According to data from the European Commission’s statistics office, Eurostat, in 2021 (the most recent year for which data is available) Italy had the eighth highest number of fatalities out of the 27 EU countries, with 2.66 deaths per 100,000 workers – worse than Spain and Portugal, but better than France and Austria.

The worst three countries for worker deaths were Latvia, with 4.29 deaths per 100,000, followed by Lithuania (3.75) and Malta (3.34); while the three least-fatal countries for workers were Finland (0.75), Greece (0.58) and Holland (0.33).

Workplace deaths in Europe in 2021. Source: Eurostat

If you look at Eurostat’s standardised incidence rates – which adjust for the fact that domestic economies rely to a greater or lesser extent on different industries that carry different levels of worker risk – Italy remains in eighth place, but performs slightly worse, with more than 3 deaths per 100,000.

Data from Italy’s state-run Workers Compensation Authority, INAIL, shows that worker deaths in Italy dropped from more than ten per day in the early 1960’s to around one third that number in the early 90’s, but haven’t significantly declined since then.

INAIL figures also show that 191 people died at work in the first quarter of 2024 – no worse than any time in the past decade, when the numbers have consistently hovered around 200.

That’s not good enough for workers’ rights groups, who say those in power are failing to enforce adequate worker safety protections.

The Palermo chapter of workers union CGIL staged a general strike and a protest outside the city’s prefecture on Tuesday, following a national protest calling for better worker safety protections last month.

Cardboard coffins fill Rome’s Piazza del Popolo on March 19th in a protest drawing attention to the number of deaths at work in Italy.

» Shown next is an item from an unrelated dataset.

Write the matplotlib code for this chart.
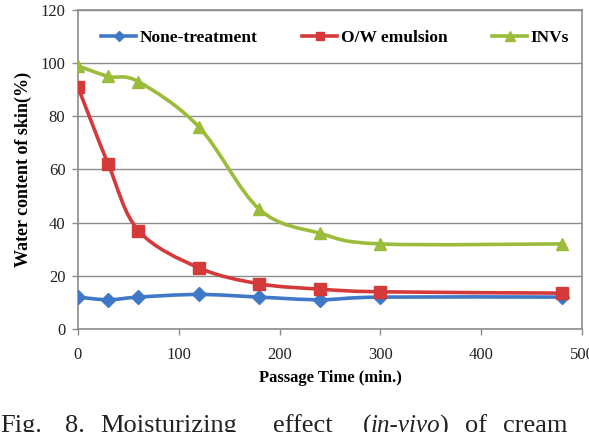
import numpy as np
import matplotlib.pyplot as plt
from matplotlib.path import Path
from matplotlib.patches import PathPatch
from matplotlib.lines import Line2D

plt.rcParams['font.family'] = ['Liberation Serif', 'DejaVu Serif']

# data
time_min = [0, 30, 60, 120, 180, 240, 300, 480]
none_treat = [12, 11, 12, 13, 12, 11, 12, 12]
ow_emulsion = [91, 62, 37, 23, 17, 15, 14, 13.5]
invs = [99, 95, 93, 76, 45, 36, 32, 32]

series = [
    ('None-treatment', none_treat, '#3E78C6', 'D', 7),
    ('O/W emulsion', ow_emulsion, '#D43A3A', 's', 8),
    ('INVs', invs, '#9BBB3A', '^', 9),
]


def smooth_path(x, y):
    # Excel-style smoothed line drawn as cubic bezier segments
    pts = np.column_stack([x, y]).astype(float)
    n = len(pts)
    verts = [pts[0]]
    codes = [Path.MOVETO]
    for i in range(n - 1):
        p0 = pts[i - 1] if i > 0 else pts[i]
        p1 = pts[i]
        p2 = pts[i + 1]
        p3 = pts[i + 2] if i + 2 < n else pts[i + 1]
        c1 = p1 + (p2 - p0) / 6
        c2 = p2 - (p3 - p1) / 6
        verts += [c1, c2, p2]
        codes += [Path.CURVE4] * 3
    return Path(verts, codes)


fig = plt.figure(figsize=(5.89, 4.32), dpi=100)
ax = fig.add_axes([0.1324, 0.2384, 0.8557, 0.7386])

for label, vals, col, mk, ms in series:
    ax.add_patch(PathPatch(smooth_path(time_min, vals), fill=False,
                           edgecolor=col, lw=2.6, zorder=3))
    ax.plot(time_min, vals, linestyle='none', marker=mk, ms=ms,
            color=col, zorder=4)

ax.set_xlim(0, 500)
ax.set_ylim(0, 120)
ax.set_xticks(range(0, 501, 100))
ax.set_yticks(range(0, 121, 20))
ax.yaxis.grid(True, color='#8c8c8c', lw=1)
ax.set_axisbelow(True)
for s in ax.spines.values():
    s.set_color('#8c8c8c')
    s.set_linewidth(1.2)
ax.tick_params(axis='both', colors='#8c8c8c', labelcolor='#222222',
               labelsize=12, length=4, width=1)
ax.tick_params(axis='x', pad=9)
ax.tick_params(axis='y', pad=5)

handles = [Line2D([], [], color=c, marker=m, ms=ms * 0.8, lw=2.6)
           for _, _, c, m, ms in series]
ax.legend(handles, [s[0] for s in series], loc='upper center',
          bbox_to_anchor=(0.51, 0.985), ncol=3, frameon=False,
          prop={'weight': 'bold', 'size': 12.5}, handlelength=2.0,
          handletextpad=0.2, columnspacing=2.6)

ax.set_xlabel('Passage Time (min.)', fontsize=12, fontweight='bold', labelpad=5)
ax.set_ylabel('Water content of skin(%)', fontsize=13, fontweight='bold', labelpad=6)

# caption (justified across the width, cut off at the bottom like the source)
cap_y = 1 - 415 / 432
caption = [('Fig.', 0), ('8.', 65), ('Moisturizing', 100), ('effect', 273),
           ('(', 363), ('of', 465), ('cream', 503)]
for word, px in caption:
    fig.text(px / 589, cap_y, word, fontsize=19, va='top',
             ha='left', color='#222222')
    if word == '(':
        fig.text(371 / 589, cap_y, 'in-vivo', fontsize=18, va='top',
                 ha='left', fontstyle='italic', color='#222222')
        fig.text(439 / 589, cap_y, ')', fontsize=19, va='top',
                 ha='left', color='#222222')

fig.savefig('out.png', dpi=100)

Photo by Tiziana FABI / AFP.

“A business model based on contracts, subcontracts and precariousness is a model that kills,” CGIL general secretary Maurizio Landini told reporters.

Unions are calling for “continuous and comprehensive inspections, supervision of the contracting system, and more attention to the training of workers.”

Initial reports showed that none of the workers who died on Monday were wearing personal protective equipment. One was retired, and two were not technically qualified to carry out the works.

Italian President Sergio Mattarella described the incident as “yet another unacceptable workplace massacre,” adding that he hoped that “full light will be shed” on the causes of the accident.

In a 2023 report, INAIL’s supervisory board noted that the authority had a significant budget surplus, but that it couldn’t be used for accident prevention because current regulations ringfence the funds for compensation payouts.

The authority’s exclusive focus on building up financial reserves for insurance claims while neglecting to fund worker safety initiatives is counter-productive, the board wrote, “perpetuating a vicious circle that diverts resources needed for prevention by pouring them into the Treasury in excess of real needs.”

Instead of simply building up reserves, they argue, the institute should focus its efforts on “decisive intervention” to reduce workplace accidents, “including through the funding of prevention initiatives”.